Grocery shopping is a very visual task, so people don’t often think about how it might be difficult for people with hearing loss. But in fact, even with the help of hearing aids, grocery stores can be difficult to navigate, or just overwhelming, as they often have much background noise from intercom announcements, people talking and even loud music. However, a recent announcement by a New York- and New Jersey-based supermarket chain, Fairway Market, has put the spotlight on grocery stores and how they can better accommodate people living with hearing loss.

The chain just announced that it has installed its first ever hearing loop – and the first in a grocery store in New York City – at the deli counter of the popular Fairway Market on Broadway Avenue. It’s likely that the group will install more in its markets soon. The Whole Foods markets in Florida cities Sarasota and Jacksonville made the news in 2011 when they each installed hearing loops at the registers in their stores. While these are positive changes for people living with hearing loss, hearing loops are not common in grocery stores in the U.S.

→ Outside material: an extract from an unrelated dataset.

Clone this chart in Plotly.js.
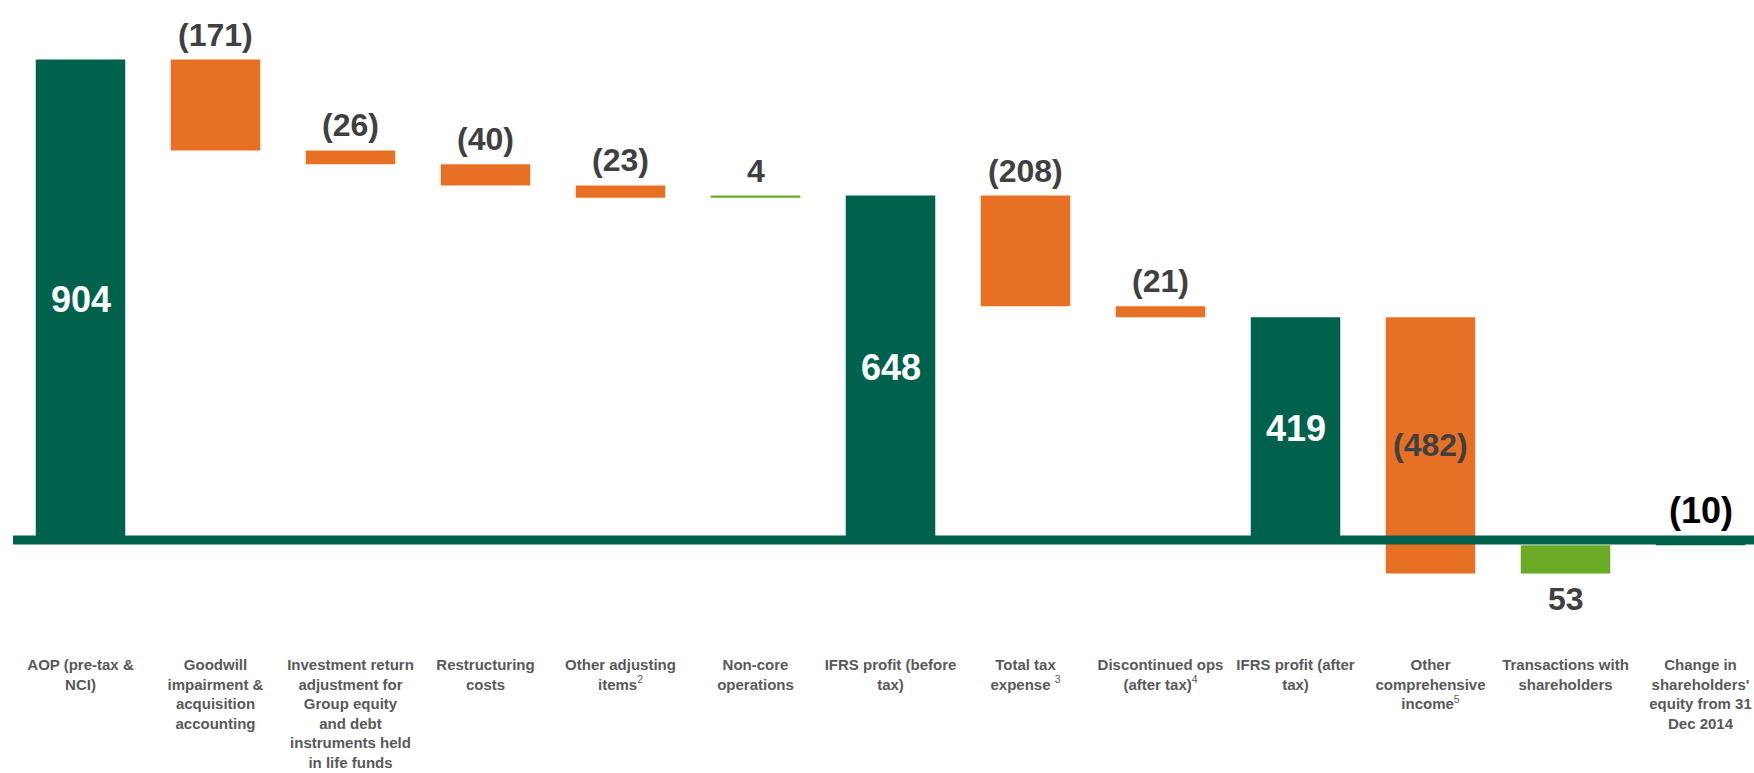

Another solution: Self-checkout lanes
Most new grocery and convenience stores in the U.S. have self-checkout lanes that have both visual and auditory cues that can be helpful if you are hard of hearing. However, as one woman with hearing loss posted on the Say What Club website in an article about grocery shopping with hearing loss, self-checkout lanes can be confusing and often provide unclear instructions:

“I quickly scan the last item. The screen changes and it shows a cartoon hand putting a slip of paper into a slot by the register. Hmmm…I stand there stumped for a minute,” writes Denise Portis.

Portis goes on to tell how her teenage daughter reluctantly explains that the machine is asking for coupons and then helps her through the checkout process. Even with the volume turned up on her hearing aids, the self-checkout register volume turned up and the visual cues on the screen, she still has a tough time interpreting the directions.

Also, many people prefer the social interaction that comes with talking with a clerk in the checkout line, but the aforementioned background noise can make that difficult even with hearing aids.

One imperfect solution is to go to the grocery store during off-hours – before or after the 5 p.m. rush.